Ultimately, it made sense for her to have a Czech name. She’d identify much more strongly with Musilová than with Mercier, that she’d identify with her mother’s side much more so than her father’s. That was going to be how I highlighted the tension between her and the Council.
Everything that one needs to know about Tatiana, everything that informs her character comes from the other women in her life. The Musilová name ties everything together neatly, the influence of women in her life, her struggle with her dual-nationality, and her very reason for doing everything she does. Even though Tatiana’s gender does not matter to her story,10 being a woman is important to who she is as a person. This is why I usually write her full name as Tatiana Musilová Mercier even though she technically doesn’t have a middle name.

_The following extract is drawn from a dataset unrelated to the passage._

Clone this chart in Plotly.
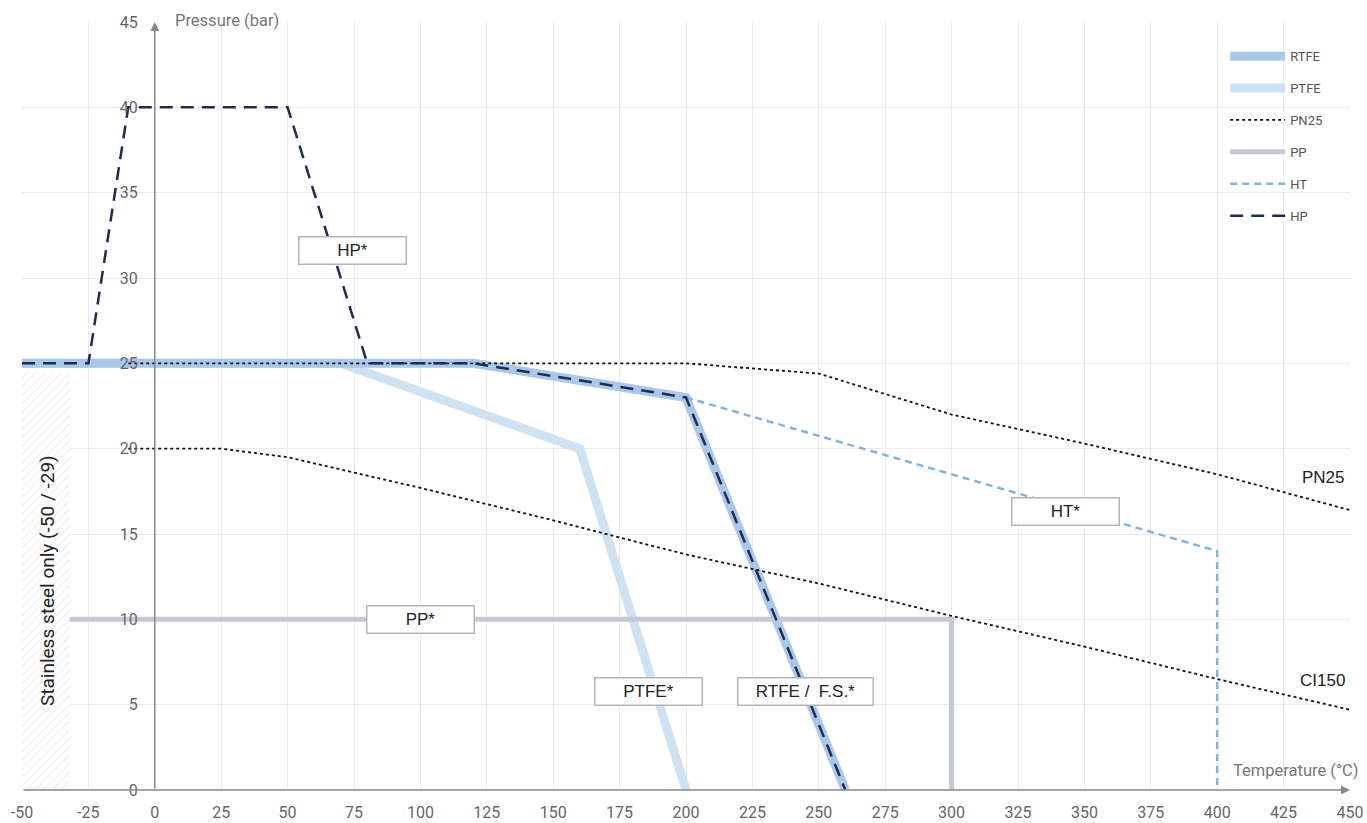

Everything tied together perfectly, all on accident. I had this whole realization in bed at 3 A.M. while trying to fall asleep.
In short: Why does Tatiana take after her mother so much? Because she had to.
1. Oh, how wrong I was. She ended up being an east coaster, and to me as someone who has only ever existed on the best west coast, the east coast just like. doesn’t exist to me? Not to mention all the army stuff.
2. He’s really only a huge asshole in Amelia AU, where he is for sure the one who outs Tatiana to the army.
3. Honestly, I didn’t want Tatiana to be Czech, but we don’t always get what we want.
4. Tatiana was very almost nearly named Lýdie, but  Lýdie didn’t sound the name of a military commander.
5. The teachers that turn her off of education are almost certainly all women. Two of her good teachers in high school are her world history teach and her physics teacher, who when I imagine them are my US history and physics teachers, respectively, who are both men. I go back and forth on this.
6. Similarly, I go back and forth on this, too. Thematically it makes sense for it to be a woman who nearly gets her discharged, but I usually imagine that it’s a man that does it.
7. Attraction to one gender? In this economy? Absolutely not.
8. Please learn to cook, Lizzie and Weir. 
9. To break Tatiana’s will enough in both canon and in Hunter AU, the Elders use her mother against her. I have some cut content from Hunter AU, if anyone would like to see that.
10. Since Tatiana is very much “me, but a better me,” it’s debatable whether she fully identifies as a woman since I sort of question my gender myself.